The explanatory gap often discussed in philosophy of the mind today refers to a supposed “privateness” or subjectivity of consciousness, of those of its states defined as qualia, which would be the residue that objective paradigms can not explain. But this description of consciousness may be inadequate. Maybe no experience since it is in an intentional mode and thus always presents objects in certain ways is destined to remain private and inaccessible. Phenomenology is made current by its rejection of the Cartesian dichotomy of the mental and the physical, in some ways still present in the separation between external and internal.

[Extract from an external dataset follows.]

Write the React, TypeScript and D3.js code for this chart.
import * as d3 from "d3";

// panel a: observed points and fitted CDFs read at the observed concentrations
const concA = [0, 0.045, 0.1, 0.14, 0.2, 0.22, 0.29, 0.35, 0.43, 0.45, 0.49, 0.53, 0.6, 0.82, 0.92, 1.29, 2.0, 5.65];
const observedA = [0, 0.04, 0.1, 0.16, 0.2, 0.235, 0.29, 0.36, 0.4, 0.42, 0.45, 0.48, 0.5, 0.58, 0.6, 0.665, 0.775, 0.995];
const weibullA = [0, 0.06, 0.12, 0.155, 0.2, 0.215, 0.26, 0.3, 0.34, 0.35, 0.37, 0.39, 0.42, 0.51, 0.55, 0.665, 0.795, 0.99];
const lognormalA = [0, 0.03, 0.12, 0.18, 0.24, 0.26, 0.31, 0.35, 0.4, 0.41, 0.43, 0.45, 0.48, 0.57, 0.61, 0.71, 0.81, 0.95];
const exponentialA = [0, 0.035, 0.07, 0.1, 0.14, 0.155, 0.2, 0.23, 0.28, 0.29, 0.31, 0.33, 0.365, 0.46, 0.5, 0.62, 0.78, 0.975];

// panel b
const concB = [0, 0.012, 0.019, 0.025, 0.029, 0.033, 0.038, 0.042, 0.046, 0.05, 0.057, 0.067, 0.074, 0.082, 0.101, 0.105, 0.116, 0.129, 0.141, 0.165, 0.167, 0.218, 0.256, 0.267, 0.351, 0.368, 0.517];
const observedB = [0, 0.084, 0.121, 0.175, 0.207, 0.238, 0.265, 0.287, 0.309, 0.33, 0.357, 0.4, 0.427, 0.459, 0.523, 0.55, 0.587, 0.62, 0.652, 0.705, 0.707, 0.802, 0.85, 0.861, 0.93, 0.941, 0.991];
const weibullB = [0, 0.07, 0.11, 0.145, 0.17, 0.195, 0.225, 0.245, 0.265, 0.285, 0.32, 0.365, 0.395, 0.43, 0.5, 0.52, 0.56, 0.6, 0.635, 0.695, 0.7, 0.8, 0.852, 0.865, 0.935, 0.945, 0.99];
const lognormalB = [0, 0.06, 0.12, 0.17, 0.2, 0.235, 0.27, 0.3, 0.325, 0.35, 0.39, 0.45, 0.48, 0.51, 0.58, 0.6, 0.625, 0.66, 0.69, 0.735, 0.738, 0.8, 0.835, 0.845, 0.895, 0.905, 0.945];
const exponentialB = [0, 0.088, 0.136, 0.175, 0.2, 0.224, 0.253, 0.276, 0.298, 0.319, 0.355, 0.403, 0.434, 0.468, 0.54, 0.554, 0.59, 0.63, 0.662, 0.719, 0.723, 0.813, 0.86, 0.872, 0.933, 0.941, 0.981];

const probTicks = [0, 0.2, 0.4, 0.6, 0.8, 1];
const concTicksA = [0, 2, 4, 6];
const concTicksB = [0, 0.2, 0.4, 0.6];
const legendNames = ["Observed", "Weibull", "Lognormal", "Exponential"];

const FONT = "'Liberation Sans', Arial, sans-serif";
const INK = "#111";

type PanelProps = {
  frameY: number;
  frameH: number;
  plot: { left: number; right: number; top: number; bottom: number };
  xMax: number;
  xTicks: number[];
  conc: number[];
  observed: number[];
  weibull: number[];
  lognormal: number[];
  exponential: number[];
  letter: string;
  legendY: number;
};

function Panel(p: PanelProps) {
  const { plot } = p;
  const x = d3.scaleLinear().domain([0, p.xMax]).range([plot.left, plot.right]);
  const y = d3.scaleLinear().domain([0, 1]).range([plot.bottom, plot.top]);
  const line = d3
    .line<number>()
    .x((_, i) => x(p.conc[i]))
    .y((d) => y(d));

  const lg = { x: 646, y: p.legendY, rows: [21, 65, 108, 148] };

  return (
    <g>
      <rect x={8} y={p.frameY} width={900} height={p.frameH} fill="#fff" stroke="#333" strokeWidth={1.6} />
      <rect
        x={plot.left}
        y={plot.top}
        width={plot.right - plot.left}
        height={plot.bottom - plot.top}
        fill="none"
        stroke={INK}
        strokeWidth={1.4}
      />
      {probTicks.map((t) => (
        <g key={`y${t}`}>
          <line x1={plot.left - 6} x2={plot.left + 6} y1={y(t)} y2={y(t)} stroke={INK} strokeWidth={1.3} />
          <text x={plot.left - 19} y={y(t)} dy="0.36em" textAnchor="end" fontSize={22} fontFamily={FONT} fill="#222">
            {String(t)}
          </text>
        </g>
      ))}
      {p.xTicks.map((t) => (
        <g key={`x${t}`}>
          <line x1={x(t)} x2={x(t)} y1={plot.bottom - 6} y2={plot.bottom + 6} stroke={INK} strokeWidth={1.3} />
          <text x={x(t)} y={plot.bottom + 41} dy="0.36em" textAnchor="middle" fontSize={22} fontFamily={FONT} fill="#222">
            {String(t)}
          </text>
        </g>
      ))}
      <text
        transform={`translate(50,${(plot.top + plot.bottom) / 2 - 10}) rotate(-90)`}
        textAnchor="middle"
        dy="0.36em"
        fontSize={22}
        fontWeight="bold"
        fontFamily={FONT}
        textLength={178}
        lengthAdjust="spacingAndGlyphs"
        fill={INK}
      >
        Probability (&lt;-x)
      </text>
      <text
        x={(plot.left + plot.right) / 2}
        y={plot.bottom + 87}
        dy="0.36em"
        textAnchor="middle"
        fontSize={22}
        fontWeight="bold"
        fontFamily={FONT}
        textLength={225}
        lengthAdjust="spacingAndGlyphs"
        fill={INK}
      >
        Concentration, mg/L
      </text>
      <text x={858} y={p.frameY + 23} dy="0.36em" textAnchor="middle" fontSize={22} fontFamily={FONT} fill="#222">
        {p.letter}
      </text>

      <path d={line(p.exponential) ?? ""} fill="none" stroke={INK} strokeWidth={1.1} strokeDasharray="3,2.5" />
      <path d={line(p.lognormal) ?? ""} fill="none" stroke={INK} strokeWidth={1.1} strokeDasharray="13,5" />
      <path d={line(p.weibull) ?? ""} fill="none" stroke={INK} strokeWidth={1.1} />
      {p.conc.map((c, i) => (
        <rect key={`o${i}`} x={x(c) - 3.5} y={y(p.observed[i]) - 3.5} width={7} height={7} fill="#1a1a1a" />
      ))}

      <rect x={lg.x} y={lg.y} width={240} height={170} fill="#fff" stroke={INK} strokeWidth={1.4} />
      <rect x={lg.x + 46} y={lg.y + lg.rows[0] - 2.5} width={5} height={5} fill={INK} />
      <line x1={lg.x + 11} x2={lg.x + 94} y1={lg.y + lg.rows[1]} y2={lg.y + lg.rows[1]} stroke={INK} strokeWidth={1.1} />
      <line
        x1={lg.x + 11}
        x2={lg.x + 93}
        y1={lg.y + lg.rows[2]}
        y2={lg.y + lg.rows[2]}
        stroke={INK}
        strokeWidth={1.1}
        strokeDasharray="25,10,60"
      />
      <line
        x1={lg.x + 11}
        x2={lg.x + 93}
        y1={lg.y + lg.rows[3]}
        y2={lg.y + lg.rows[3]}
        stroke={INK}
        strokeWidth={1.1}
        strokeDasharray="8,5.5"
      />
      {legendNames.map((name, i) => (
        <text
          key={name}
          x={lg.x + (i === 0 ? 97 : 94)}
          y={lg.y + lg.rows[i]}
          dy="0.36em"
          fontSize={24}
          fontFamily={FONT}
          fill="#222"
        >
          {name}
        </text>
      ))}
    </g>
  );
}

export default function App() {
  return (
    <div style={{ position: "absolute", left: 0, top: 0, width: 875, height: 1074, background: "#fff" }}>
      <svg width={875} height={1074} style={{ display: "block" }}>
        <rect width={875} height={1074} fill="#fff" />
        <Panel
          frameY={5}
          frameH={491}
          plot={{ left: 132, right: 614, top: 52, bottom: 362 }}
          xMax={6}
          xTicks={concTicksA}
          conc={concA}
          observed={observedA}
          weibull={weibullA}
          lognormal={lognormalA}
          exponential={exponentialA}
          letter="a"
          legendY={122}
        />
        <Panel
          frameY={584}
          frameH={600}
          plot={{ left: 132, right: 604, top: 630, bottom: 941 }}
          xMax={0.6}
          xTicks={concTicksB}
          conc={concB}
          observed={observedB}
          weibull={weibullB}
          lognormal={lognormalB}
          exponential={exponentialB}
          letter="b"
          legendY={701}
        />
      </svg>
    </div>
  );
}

This redefinition of consciousness, however, requires the analysis of another fundamental tenet of the phenomenological tradition: the idea that the substance of things resides in their phenomenon. In fact, an ontological revision is necessary in order to escape the explanatory gap. The hard problem of consciousness is an aspect of a form of scepticism regarding the immediate experience determined by the more general scepticism related to phenomena characteristic of contemporary scientific culture. It is this last form of scepticism that it seems necessary to reconsider, through a revolution in the way of conceiving the relationships between appearance and reality, in order to seek an authentic way out from the dead end of the explanatory gap.